3.3 Tunnel count and scale
In multi-POP setups, a single tunnel looks “easy” but carries risk. A better approach:
- A separate tunnel per POP, or at minimum regional tunnel pairs
- When one POP goes down, the others shouldn’t choke under the displaced scrubbing capacity
4) BGP signaling: What will you steer with?
Two common methods for diverting traffic to scrubbing:
- Upstream community (preferred)
- Prefix announce changes (via prepend/withdraw/route-map)
If communities are available, the runbook gets much cleaner: a “single-line” change diverts during the attack, and a single line returns it.
5) Runbook: Engage / disengage
5.1 Engage (during the attack)
- Validate impact: did the service SLIs degrade? (timeout, 5xx, latency)
- Classify the traffic: volumetric, L7, or mixed?
- Confirm scrubbing capacity: current pps/bps + headroom
- Apply the divert: community or policy change
- Verify clean traffic: see packets/flows at the edge and in the service VLAN
- Communicate: in the incident channel, share “mitigation active, validation metrics”
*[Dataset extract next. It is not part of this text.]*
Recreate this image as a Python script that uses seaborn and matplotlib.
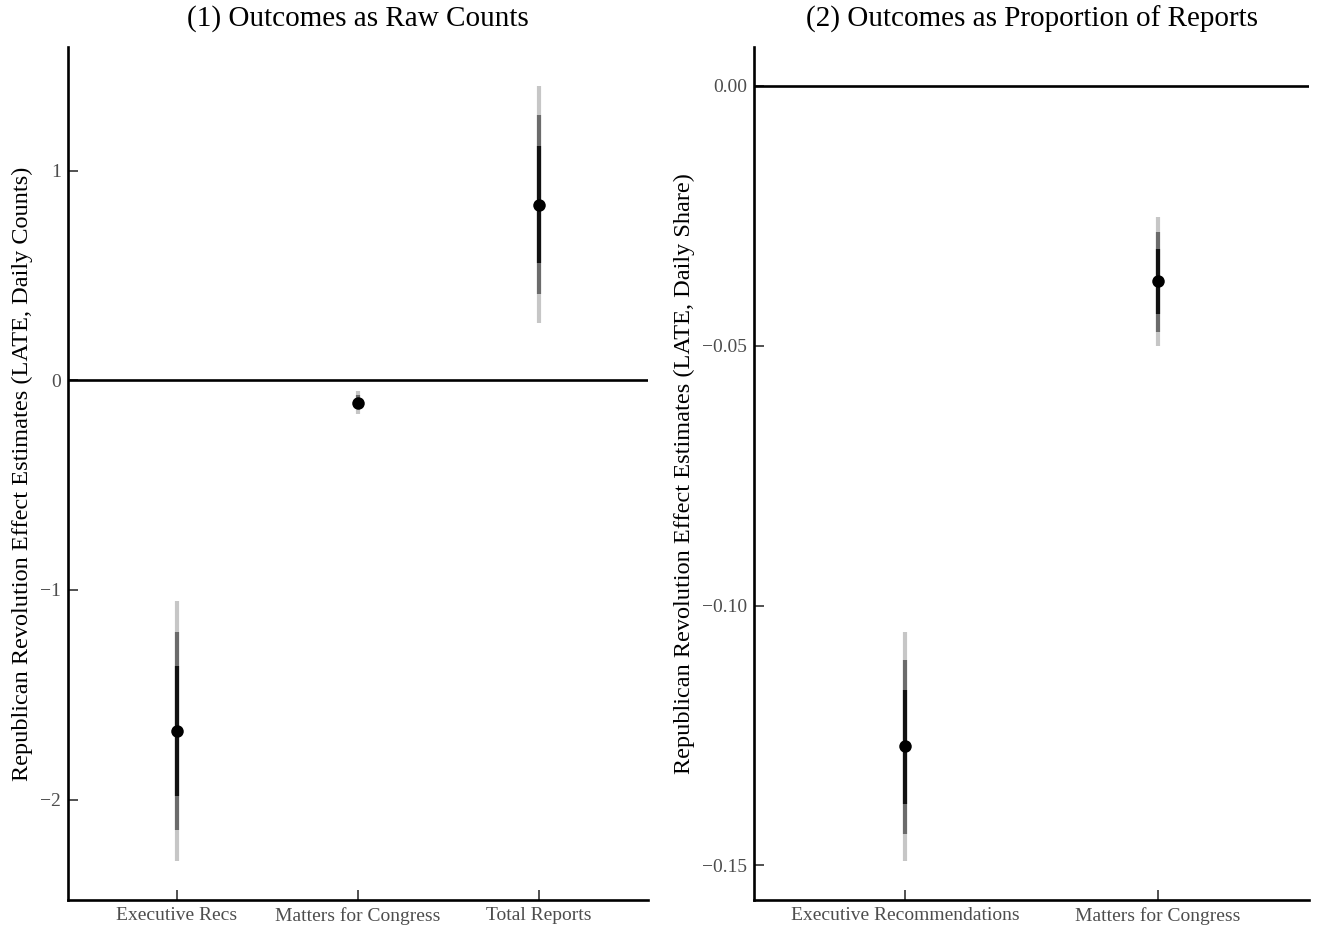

5.2 Disengage (calming down)
Disengage not because “the attack ended,” but because signals stabilized:
- SLIs stable for 15–30 min
- Drop ratio at scrubbing back to normal
- Edge capacity and state tables normal
- Rollback plan ready (so re-engage is fast if needed)
6) Observability: Don’t just measure the attack — measure clean traffic
Minimum dashboard:
- bps/pps coming from the internet
- bps/pps going into scrubbing
- “clean” bps/pps coming out of scrubbing
- bps/pps entering the service side at the edge (the actual truth)
- Service SLI: latency/timeout/5xx
Success in scrubbing center design doesn’t come from building the tunnel; it comes from operating the engage/disengage discipline. Organizations can’t always prevent the attack; but with the right design, they can make service behavior under attack manageable.